Question 1009267
This question belongs to abstract algebra, which does not appear in the given categories.
 
Question:
Let A be the set of all ordered pairs of positive integers and R be the relation defined on A where (a, b) R (c, d) means that b – a = d – c.
** Show that R is an equivalence relation. 

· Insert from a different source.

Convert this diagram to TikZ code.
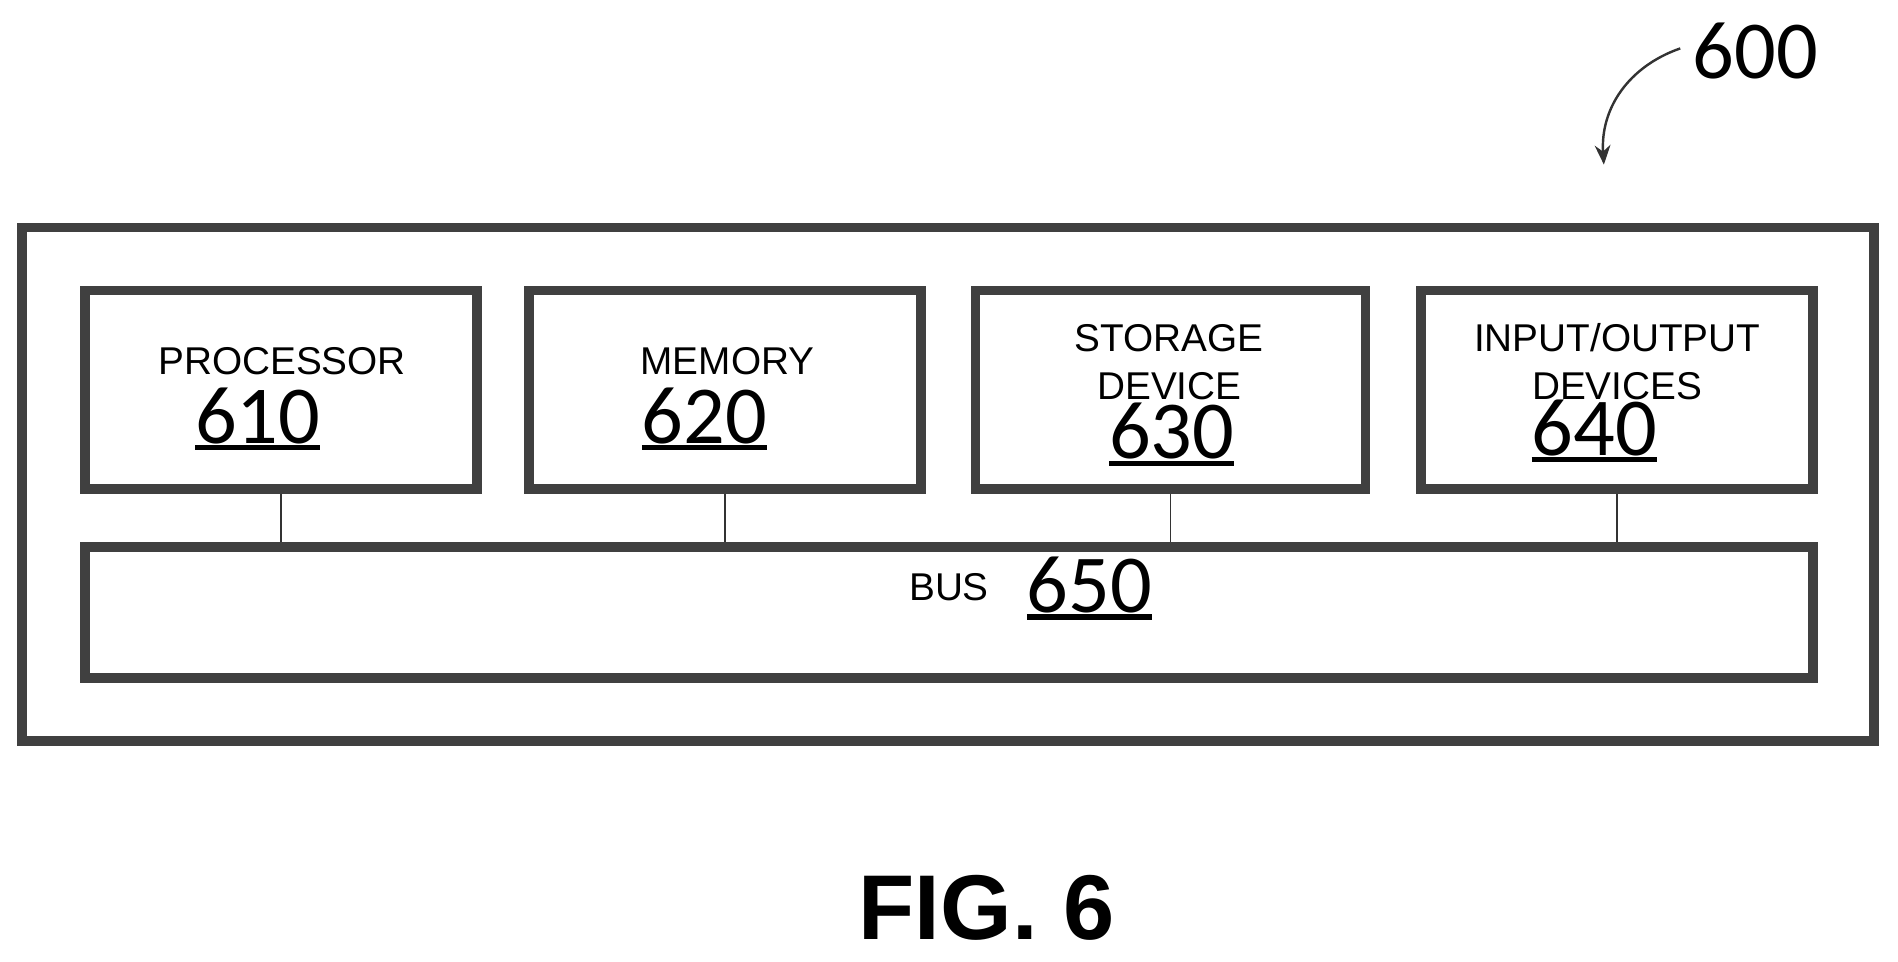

** Find [(3, 5)] and [(7, 1)]...
 
Solution:
Given (a,b)R(c,d) => b-a=d-c
 
To show that R is an equivalence relation, we need to show
1. R is reflexive, i.e. (a,b)R(a,b) belongs to R
Since, b-a=b-a, we conclude that R is reflexive.
 
2. R is symmetric, i.e. (a,b)R(c,d) => (c,d)R(a,b)
Since (a,b)R(c,d) => b-a=d-c => d-c=b-a => (c,d)R(a,b), we conclude that R is symmetric.
 
3. R is transitive, i.e. (a,b)R(c,d) and (c,d)R(e,f) => (a,b)R(e,f).
Since (a,b)R(c,d)=>b-a=d-c, and (c,d)R(e,f)=> d-c=e-f, which in turn implies
b-a=d-c=e-f => b-a=e-f => (a,b)R(e,f) belongs to R.  We conclude that R is transitive.
 
Since R satisfies all three criteria for equivalence relations, R is an equivalence relation.